The owners of this 1920’s Tudor Revival residence on Old Westbury Lane needed to improve the function of the home for their growing family.
To accomplish this goal, the project was divided into two phases.
This first phase focused on converting a small second floor bedroom and walk out porch into a practical bedroom and bathroom suite.
The new bedroom was built over an existing garage. It incorporated three existing closets and added a new closet.
A new bathroom complete with vanity, lavatory, and large shower was built in the existing bedroom space.
Several steps were taken to blend the new addition and the existing home on the exterior.
First, the materials matched the original house. These included brick, cedar siding cut in a wave pattern, and slate roof.
New windows align directly above first floor windows and have similar divided lite patterns as the existing house.
The horizontal soldier brick band was continued around the addition. Dormers match the original house style.
Finally, the story and a half roof line was continued through the addition.
Phase one successfully added the modern function of a children or guest suite while retaining the Tudor Revival Architecture of this historic home.

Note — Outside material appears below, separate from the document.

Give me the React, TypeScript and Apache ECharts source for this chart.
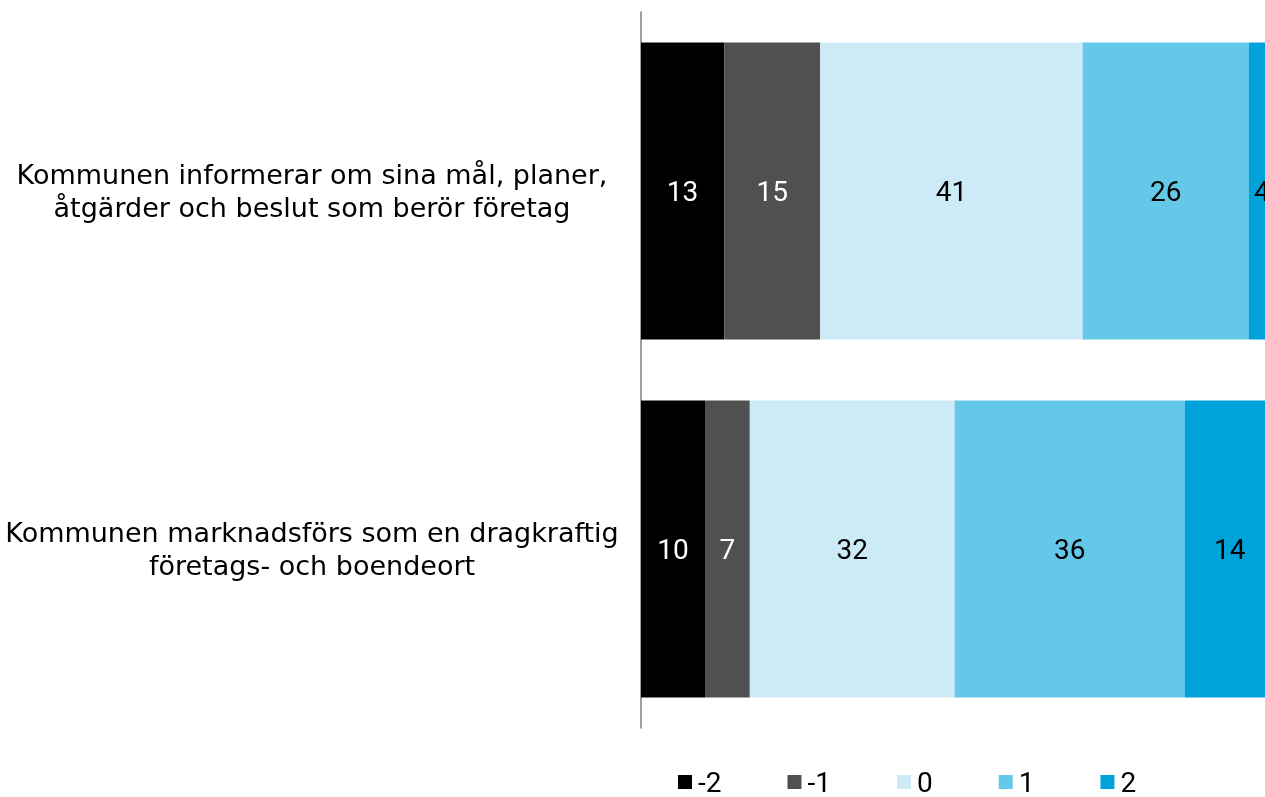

Improving the modern function of the first floor was the focus of phase two.
Similar to many modern families, the side and garage entry was used more frequently than the front door.
A new Mud / Laundry Room met the family’s needs with additional storage space in cubbies, the convenience of a first floor washer and dryer, and additional food storage with a deep freezer.
The family could enter the existing kitchen from the Garage, Dining Room, Breakfast Room, and back yard.
This high level of circulation through the Kitchen work space was detrimental.
A new circulation path was created along the West wall.
This allowed family members and guests to travel from the Dining Room or Mud Room to the new Family Room without disturbing the work space.
Closing the existing entrance from Garage to the Kitchen increased cabinet space.
The peninsula with sink and bar stool seating provided an option for people in the Kitchen and Family Room to interact while providing a partial visual barrier between the spaces.
A new Family Room solved several functional issues.
Windows on all three walls provide views of the back yard which were not available before.
French doors allow direct access to the existing concrete patio used frequently by the family.
A new masonry fireplace and television area combine the function of the existing Living Room and Television Rooms into one family space directly adjacent to the Kitchen.
Materials, massing, and details of the rear first floor addition were influenced by the residence’s Tudor Revival style.
Modern function and historic details coalesced into an addition that meets a family’s needs and compliments the existing home.